You can, of course, use larger shrimp. If you choose shell on, you will need to remove the shell and devein the shrimp prior to cooking And of course, your cooking time will be slightly longer, and you will have to cut the shrimp when you eat your dinner, but it's all up to you, the cook, to make these decisions. The flavors will still be there.
It seems like such a minor part of the total dish you might think to skip this part. But I wouldn't. This tiny bit of crunch gives the dish an interesting textural mouthfeel. Frying the caper takes away the pickled flavor associated with capers and gives them an almost nutty flavor.
Frying capers is not hard, although you may get some nice sizzle and spit from them.
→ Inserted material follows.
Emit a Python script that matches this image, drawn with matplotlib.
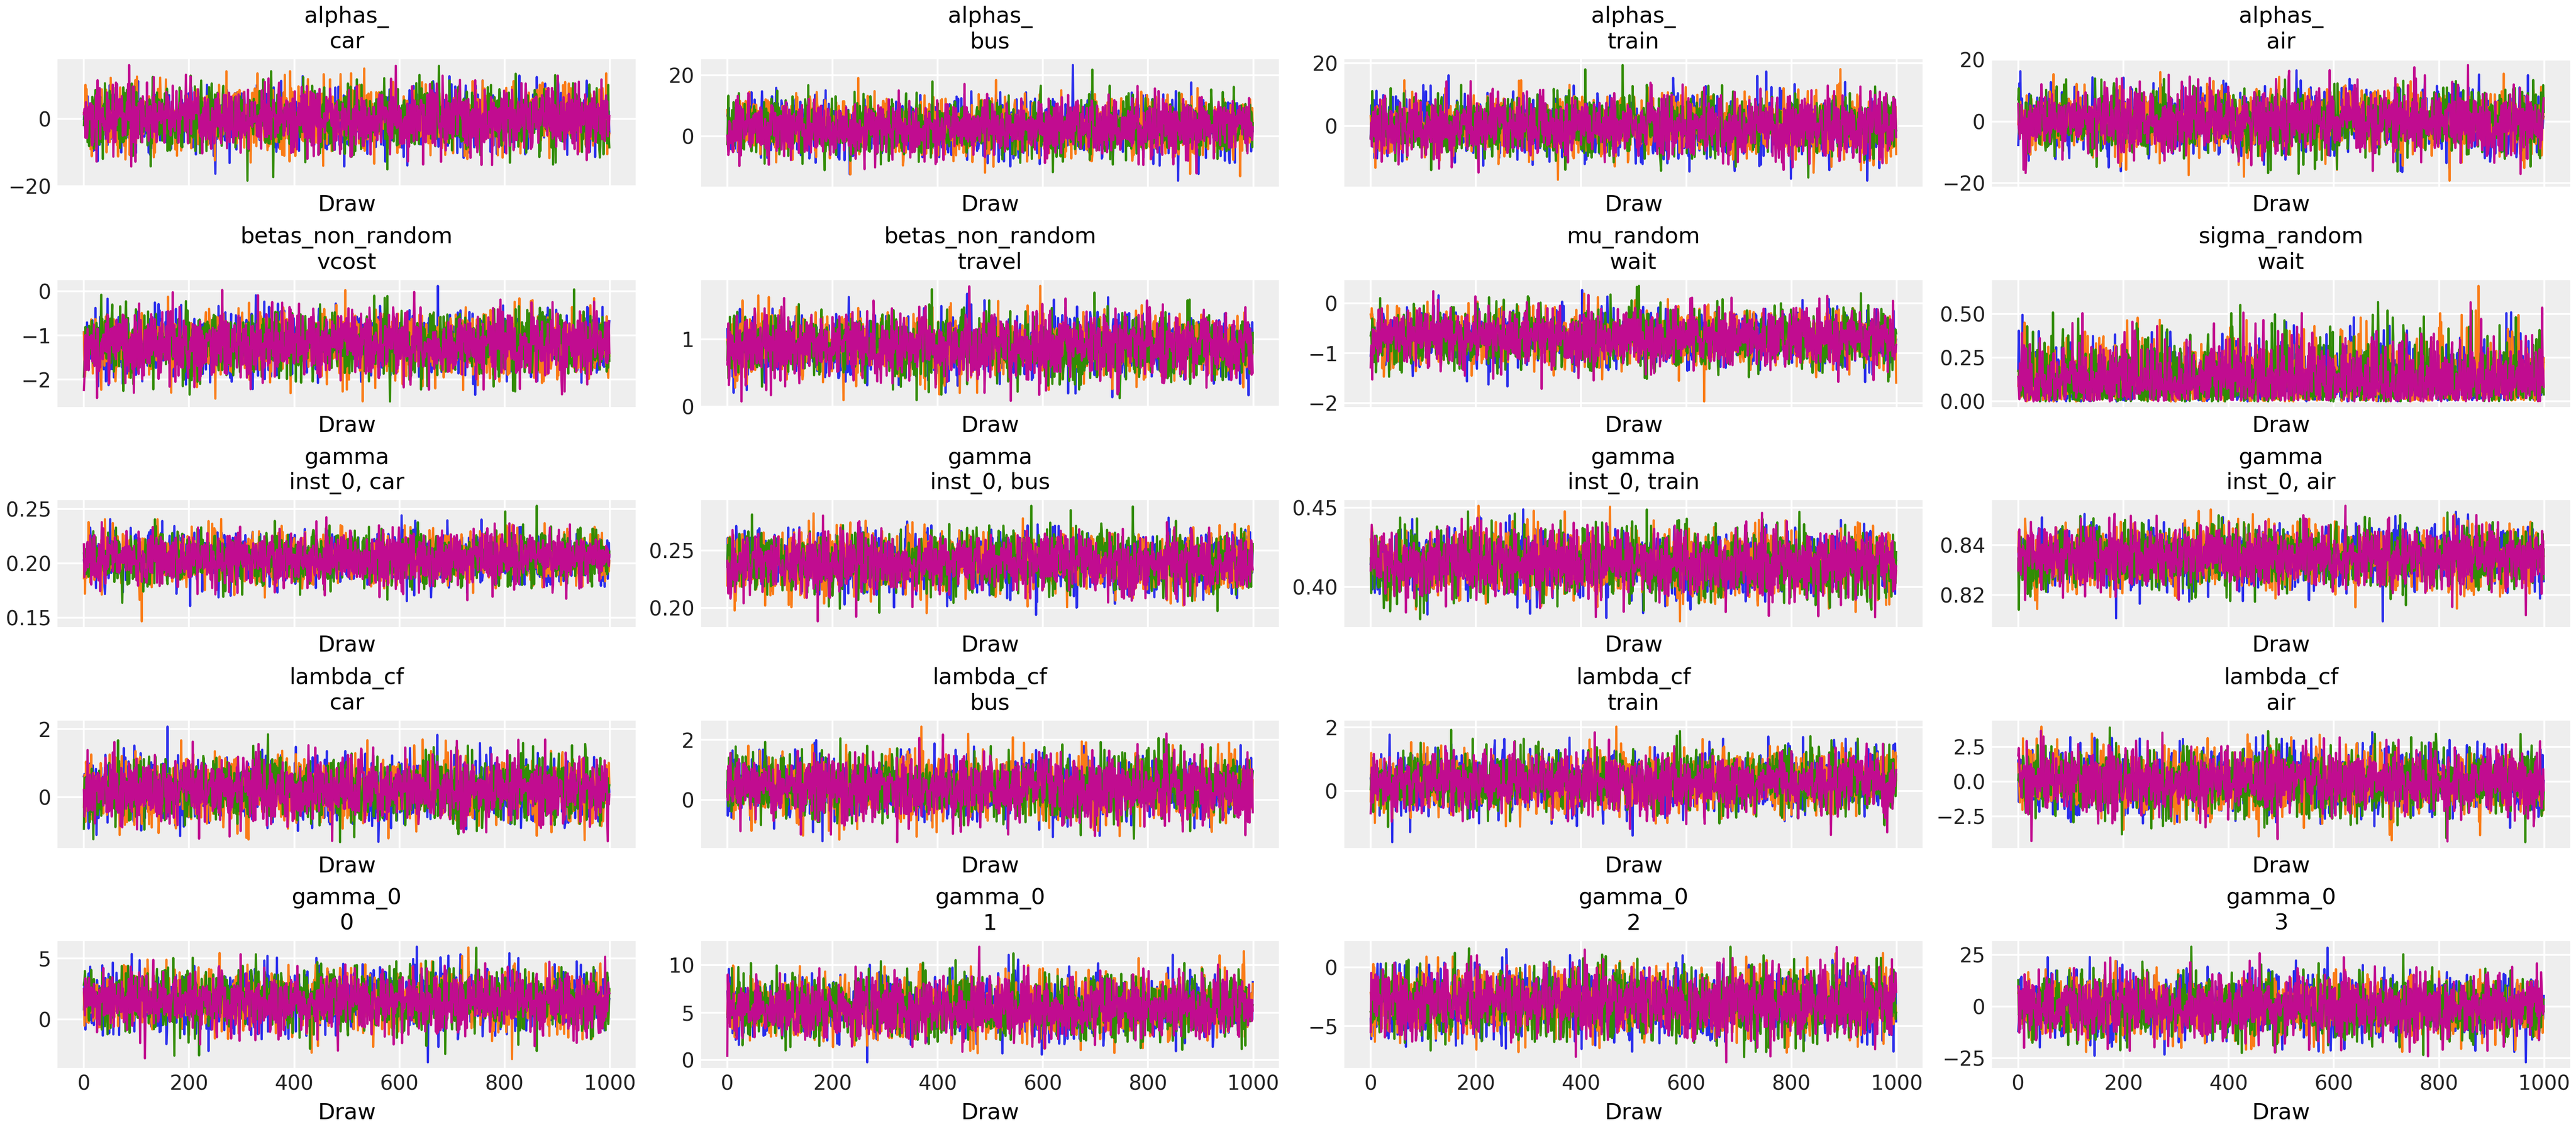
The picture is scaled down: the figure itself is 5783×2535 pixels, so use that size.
import numpy as np
import matplotlib.pyplot as plt

# panel titles (variable, coordinate)
var_names = ["alphas_", "alphas_", "alphas_", "alphas_",
             "betas_non_random", "betas_non_random", "mu_random", "sigma_random",
             "gamma", "gamma", "gamma", "gamma",
             "lambda_cf", "lambda_cf", "lambda_cf", "lambda_cf",
             "gamma_0", "gamma_0", "gamma_0", "gamma_0"]
coords = ["car", "bus", "train", "air",
          "vcost", "travel", "wait", "wait",
          "inst_0, car", "inst_0, bus", "inst_0, train", "inst_0, air",
          "car", "bus", "train", "air",
          "0", "1", "2", "3"]
# centre and spread of each trace
centres = [0, 3, 0, 0, -1.2, 0.9, -0.7, 0.0,
           0.205, 0.24, 0.415, 0.835, 0.2, 0.4, 0.3, 0.0,
           1.5, 5.5, -3.0, 0.0]
spreads = [5, 5, 5, 5.5, 0.4, 0.25, 0.3, 0.17,
           0.013, 0.014, 0.011, 0.0065, 0.5, 0.55, 0.5, 1.2,
           1.3, 1.7, 1.5, 8]
chain_colors = ["#2a2eec", "#fa7c17", "#328c06", "#c10c90"]
n_draws = 1000

plt.rcParams.update({
    "font.family": ["DejaVu Sans"],
    "axes.facecolor": "#eeeeee",
    "axes.edgecolor": "#eeeeee",
    "axes.grid": True,
    "grid.color": "white",
    "grid.linewidth": 1.0,
    "xtick.color": "#222222",
    "ytick.color": "#222222",
    "xtick.major.size": 0,
    "ytick.major.size": 0,
    "font.size": 11,
})

# the draws themselves cannot be read off the picture; stand-in chains
rng = np.random.default_rng(7)
draws = np.arange(n_draws)

fig, axes = plt.subplots(5, 4, figsize=(19.277, 8.45), dpi=300,
                         sharex=True, constrained_layout=True)
for i, ax in enumerate(axes.flat):
    for c, col in enumerate(chain_colors):
        y = rng.standard_normal(n_draws) * spreads[i]
        if var_names[i] == "sigma_random":
            y = np.abs(y)
        ax.plot(draws, centres[i] + y, color=col, lw=1.2)
    ax.set_title(f"{var_names[i]}\n{coords[i]}", fontsize=12)
    ax.set_xlabel("Draw", fontsize=12)
    ax.tick_params(labelsize=11)
    ax.tick_params(axis="x", labelbottom=(i >= 16))
    for s in ax.spines.values():
        s.set_visible(False)

fig.savefig("out.png")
I like to use a deep 1-quart saucepan which helps minimize the spatter. The most important things to remember when frying capers is:
- Make sure the capers are as dry as you can get them.
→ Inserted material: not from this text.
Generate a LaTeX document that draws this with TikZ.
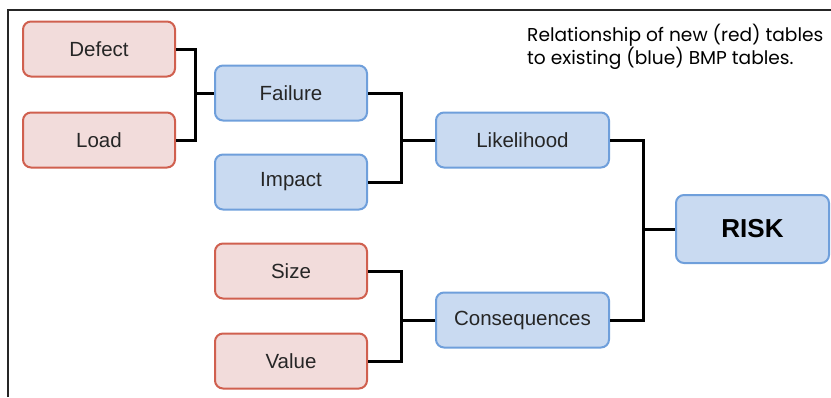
\documentclass[tikz,border=0pt]{standalone}
\usepackage{fontspec}
\setmainfont{Liberation Sans}
\newfontfamily\capfont{Poppins}
\definecolor{redfill}{HTML}{F2DCDB}
\definecolor{redline}{HTML}{D0604F}
\definecolor{bluefill}{HTML}{C9DAF1}
\definecolor{blueline}{HTML}{6F9FDB}
\definecolor{ink}{HTML}{262626}
\begin{document}
\begin{tikzpicture}[x=1pt,y=-1pt,
  box/.style={rounded corners=8pt,line width=2pt,minimum height=55pt,inner sep=0pt,text=ink,font=\fontsize{20.5}{24}\selectfont},
  newbox/.style={box,draw=redline,fill=redfill,minimum width=152pt},
  oldbox/.style={box,draw=blueline,fill=bluefill,minimum width=152pt},
  wide/.style={minimum width=173pt},
  link/.style={line width=3pt,black}]
\useasboundingbox (0,0) rectangle (831,397);
\draw[line width=1.2pt,black!85] (8,397) -- (8,10) -- (831,10);
\node[newbox] (defect) at (99,49) {Defect};
\node[newbox] (load) at (99,140) {Load};
\node[oldbox] (failure) at (291,93) {Failure};
\node[oldbox] (impact) at (291,182) {Impact};
\node[oldbox,wide] (likelihood) at (522.5,140) {Likelihood};
\node[newbox] (size) at (291,271) {Size};
\node[newbox] (value) at (291,361) {Value};
\node[oldbox,wide] (conseq) at (522.5,320) {Consequences};
\node[oldbox,minimum width=153pt,minimum height=68pt,font=\fontsize{26}{30}\selectfont\bfseries,text=black] (risk) at (752.5,229) {RISK};
\node[anchor=north west,inner sep=0pt,align=left,font=\capfont\fontsize{18.6}{22.5}\selectfont,text=black] (cap) at (527,24) {Relationship of new (red) tables\\to existing (blue) BMP tables.};
\draw[link] (defect.east) -| (195,93) |- (load.east);
\draw[link] (195,93) -- (failure.west);
\draw[link] (failure.east) -| (401,140) |- (impact.east);
\draw[link] (401,140) -- (likelihood.west);
\draw[link] (size.east) -| (401,320) |- (value.east);
\draw[link] (401,320) -- (conseq.west);
\draw[link] (likelihood.east) -| (643,229) |- (conseq.east);
\draw[link] (643,229) -- (risk.west);
\end{tikzpicture}
\end{document}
- Heat the oil to simmering before you put the capers into the oil.
- Fry in smaller batches if making a large number of fried capers, no more than 2 tablespoons at a time.
- Watch out for spatter.
That's it. Fry them for about 1 minute or so, remove them to a paper towel to drain, and you are good to go. Added bonus, you now have some caper flavored oil you can use on another dish. Or drizzle it over this dish.
Personally, I love choices. And this dish has the possibility for many different variations. Of course, the first one being, what type of pasta you use. Or if you use pasta at all. Zucchini Spaghetti will work and keep this dish gluten-free.
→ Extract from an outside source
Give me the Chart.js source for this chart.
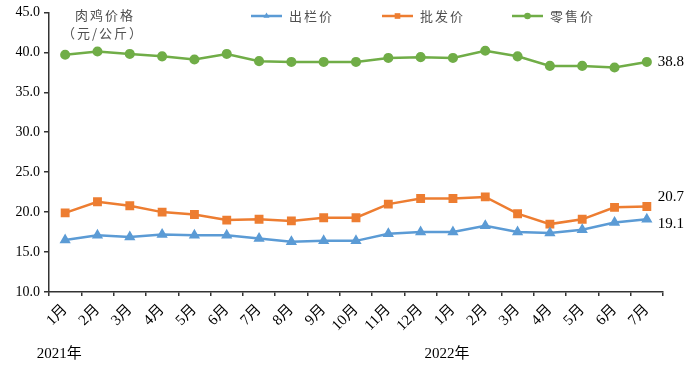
<!DOCTYPE html>
<html>
<head>
<meta charset="utf-8">
<script src="https://cdn.jsdelivr.net/npm/chart.js"></script>
<style>
  html, body { margin: 0; padding: 0; background: #fff; }
  #wrap { width: 692px; height: 369px; position: relative; }
</style>
</head>
<body>
<div id="wrap"><canvas id="chart"></canvas></div>
<script>
// 月份（2021年1月 - 2022年7月）
const months = ['1月', '2月', '3月', '4月', '5月', '6月', '7月', '8月', '9月', '10月', '11月', '12月',
                '1月', '2月', '3月', '4月', '5月', '6月', '7月'];
const yearLabels = ['2021年', '2022年'];
const yearIndex = [0, 12];

// 出栏价、批发价、零售价（元/公斤）
const chuLan = [16.5, 17.1, 16.9, 17.2, 17.1, 17.1, 16.7, 16.3, 16.4, 16.4, 17.3, 17.5,
                17.5, 18.3, 17.5, 17.4, 17.8, 18.7, 19.1];
const piFa = [19.9, 21.3, 20.8, 20.0, 19.7, 19.0, 19.1, 18.9, 19.3, 19.3, 21.0, 21.7,
              21.7, 21.9, 19.8, 18.5, 19.1, 20.6, 20.7];
const lingShou = [39.7, 40.1, 39.8, 39.5, 39.1, 39.8, 38.9, 38.8, 38.8, 38.8, 39.3, 39.4,
                  39.3, 40.2, 39.5, 38.3, 38.3, 38.1, 38.8];

const yTicks = [10, 15, 20, 25, 30, 35, 40, 45];

const serif = "'Liberation Serif', 'Noto Sans CJK SC', serif";
const cjk = "'Noto Sans CJK SC', sans-serif";

// 图例、坐标轴标题、年份、末值标注
const extras = {
    id: 'extras',
    afterDraw(chart) {
        const ctx = chart.ctx;
        const x = chart.scales.x;
        const y = chart.scales.y;
        ctx.save();

        // 纵轴标题
        ctx.fillStyle = '#505050';
        ctx.font = '13px ' + cjk;
        ctx.textBaseline = 'middle';
        ctx.textAlign = 'left';
        ctx.letterSpacing = '2px';
        ctx.fillText('肉鸡价格', 75, 15);
        ctx.fillText('（元/公斤）', 62, 33);

        // 图例
        const legendX = [251, 382, 512];
        chart.data.datasets.forEach((ds, i) => {
            const lx = legendX[i];
            const ly = 16;
            ctx.strokeStyle = ds.borderColor;
            ctx.lineWidth = 2.5;
            ctx.beginPath();
            ctx.moveTo(lx, ly);
            ctx.lineTo(lx + 31, ly);
            ctx.stroke();
            ctx.fillStyle = ds.borderColor;
            Chart.helpers.drawPoint(ctx, {
                pointStyle: ds.pointStyle,
                radius: ds.pointRadius - 0.5,
                borderWidth: 0
            }, lx + 15.5, ly);
            ctx.fillStyle = '#505050';
            ctx.font = '13px ' + cjk;
            ctx.textAlign = 'left';
            ctx.fillText(ds.label, lx + 38, ly);
        });

        // 年份
        ctx.letterSpacing = '0px';
        ctx.fillStyle = '#000';
        ctx.font = '15px ' + serif;
        ctx.textAlign = 'center';
        yearLabels.forEach((t, i) => {
            ctx.fillText(t, x.getPixelForValue(yearIndex[i]) - 6, 354);
        });

        // 末值标注
        ctx.font = '15px ' + serif;
        ctx.textAlign = 'left';
        const last = months.length - 1;
        const shifts = [5, -9, 0];
        chart.data.datasets.forEach((ds, i) => {
            const v = ds.data[last];
            ctx.fillText(v.toFixed(1), x.getPixelForValue(last) + 11, y.getPixelForValue(v) + shifts[i]);
        });
        ctx.restore();
    }
};

new Chart(document.getElementById('chart'), {
    type: 'line',
    data: {
        labels: months,
        datasets: [{
            label: '出栏价',
            data: chuLan,
            borderColor: '#5B9BD5',
            backgroundColor: '#5B9BD5',
            pointStyle: 'triangle',
            pointRadius: 4,
            borderWidth: 2.5
        }, {
            label: '批发价',
            data: piFa,
            borderColor: '#ED7D31',
            backgroundColor: '#ED7D31',
            pointStyle: 'rect',
            pointRadius: 4.5,
            borderWidth: 2.5
        }, {
            label: '零售价',
            data: lingShou,
            borderColor: '#70AD47',
            backgroundColor: '#70AD47',
            pointStyle: 'circle',
            pointRadius: 3.8,
            borderWidth: 2.5
        }]
    },
    options: {
        responsive: true,
        maintainAspectRatio: false,
        animation: false,
        layout: { padding: { top: 12, right: 29, bottom: 0, left: 0 } },
        elements: { line: { tension: 0 }, point: { borderWidth: 0 } },
        plugins: {
            legend: { display: false },
            tooltip: { enabled: false }
        },
        scales: {
            x: {
                offset: true,
                afterFit: (s) => { s.height = 77; },
                grid: {
                    offset: true,
                    drawOnChartArea: false,
                    drawTicks: true,
                    tickLength: 4,
                    color: '#333',
                    lineWidth: 1.5
                },
                border: { display: true, color: '#333', width: 1.5 },
                ticks: {
                    minRotation: 45,
                    maxRotation: 45,
                    autoSkip: false,
                    padding: 5,
                    color: '#000',
                    font: { family: serif, size: 15 }
                }
            },
            y: {
                min: 10,
                max: 45,
                afterFit: (s) => { s.width = 49; },
                afterBuildTicks: (s) => { s.ticks = yTicks.map(v => ({ value: v })); },
                grid: {
                    drawOnChartArea: false,
                    drawTicks: true,
                    tickLength: 5,
                    color: '#333',
                    lineWidth: 1.5
                },
                border: { display: true, color: '#333', width: 1.5 },
                ticks: {
                    padding: 4,
                    color: '#000',
                    font: { family: serif, size: 14 },
                    callback: (v) => v.toFixed(1)
                }
            }
        }
    },
    plugins: [extras]
});
</script>
</body>
</html>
Another variation would be the addition of some arugula. The peppery arugula would play very well with the sweet shrimp and lemony sauce. Just toss in a few handfuls when you add the pasta to the sauce.
Third, if you are not into the sharpness of the lemon, you could add less and or add a little bit of heavy cream. The cream will mellow out the lemon. After tossing the pasta with the sauce, add about 2 tablespoons cream and toss again. Then add the shrimp and toss gently to mix.
Another option is to omit the basil and use the more pungent rosemary. Rosemary would love to play with the flavors in the dish. Don't use too much rosemary as she has a tendency to overpower. So 1 or 2 teaspoons of well-minced rosemary is all you would need.
OK, cheers to another easy peasy on the table in 30 minutes or less dinner that is company-worthy.
Wine Recommendation: With the bright flavors in this dish, it's perfect with a Sauvignon Blanc or Pinot Grigio. Or if you want to venture into the European side of wine, try it with a Spanish Albarino.
Seafood and Pasta makes quick work of weeknight meals, here are some more to try...
Lemony Pasta with Shrimp and Fried Capers
- For the Shrimp
- 1 tablespoon extra virgin olive oil
- 1 teaspoon minced fresh garlic
- ½ teaspoon or to taste red pepper flakes
- ¾ pound small U70/90 shrimp (wild-caught preferred)
- Salt and freshly ground pepper to taste
- For the Pasta
- 8 ounces long pasta of your choice - cooked according to package directions 1 cup pasta water reserved
- ½ cup extra virgin olive oil a nice fruity one is best
- ½ cup freshly grated parmesan cheese
- ⅓ cup fresh lemon juice about 2 large lemons
- 1 tablespoon freshly grated lemon zest about 1 large lemon, zest first, juice second
- Coarsely ground fresh black pepper to taste (I like a lot)
- Salt as needed
- ⅓ to ½ cup chopped fresh basil
- 3 tablespoons fried capers
- Prepare the Shrimp: Small shrimp generally come shelled and deveined. Thaw if frozen. If using another size shrimp, peel and devein as needed.
- Heat the oil in a saute pan, add the garlic and red pepper flakes, allow to simmer over low heat to infuse the oil with flavor. Increase heat to medium and add the shrimp. Saute, stirring often, until the shrimp are just cooked through. Set-aside.
- Prepare the Pasta and SauceSet a large pot of water to boil and add a good amount of salt. Once boiling add your pasta and cook according to package directions. Drain, reserving 1 cup of pasta water (you may not need it all, but it's nice to have if you do).
- While your pasta is cooking, whisk together the oil, cheese, lemon juice, and zest in a large bowl. Set-aside.
- Fry the Capers: Rinse the capers in water then dry very well. In a small straight-sided skillet ( use my small saucepan) heat about ¼ inch of olive oil over medium-high heat. Once the oil is shimmering, add the capers (they will spit and splatter, thus the deeper pan) and stir until they have popped open and are crispy, about 1 - 2 minutes total Drain on paper towels. Set-aside.
- Put it all together: Add the cooked pasta to the bowl with the lemony sauce and toss well. Add the shrimp along with the flavored oil, and toss. Toss in the basil, toss. Add small amounts of the extra pasta water if the pasta seems too dry. Divide between 4 heated bowls, top evenly with capers. Grind a nice grind of black pepper. Serve with additional parm cheese if desired.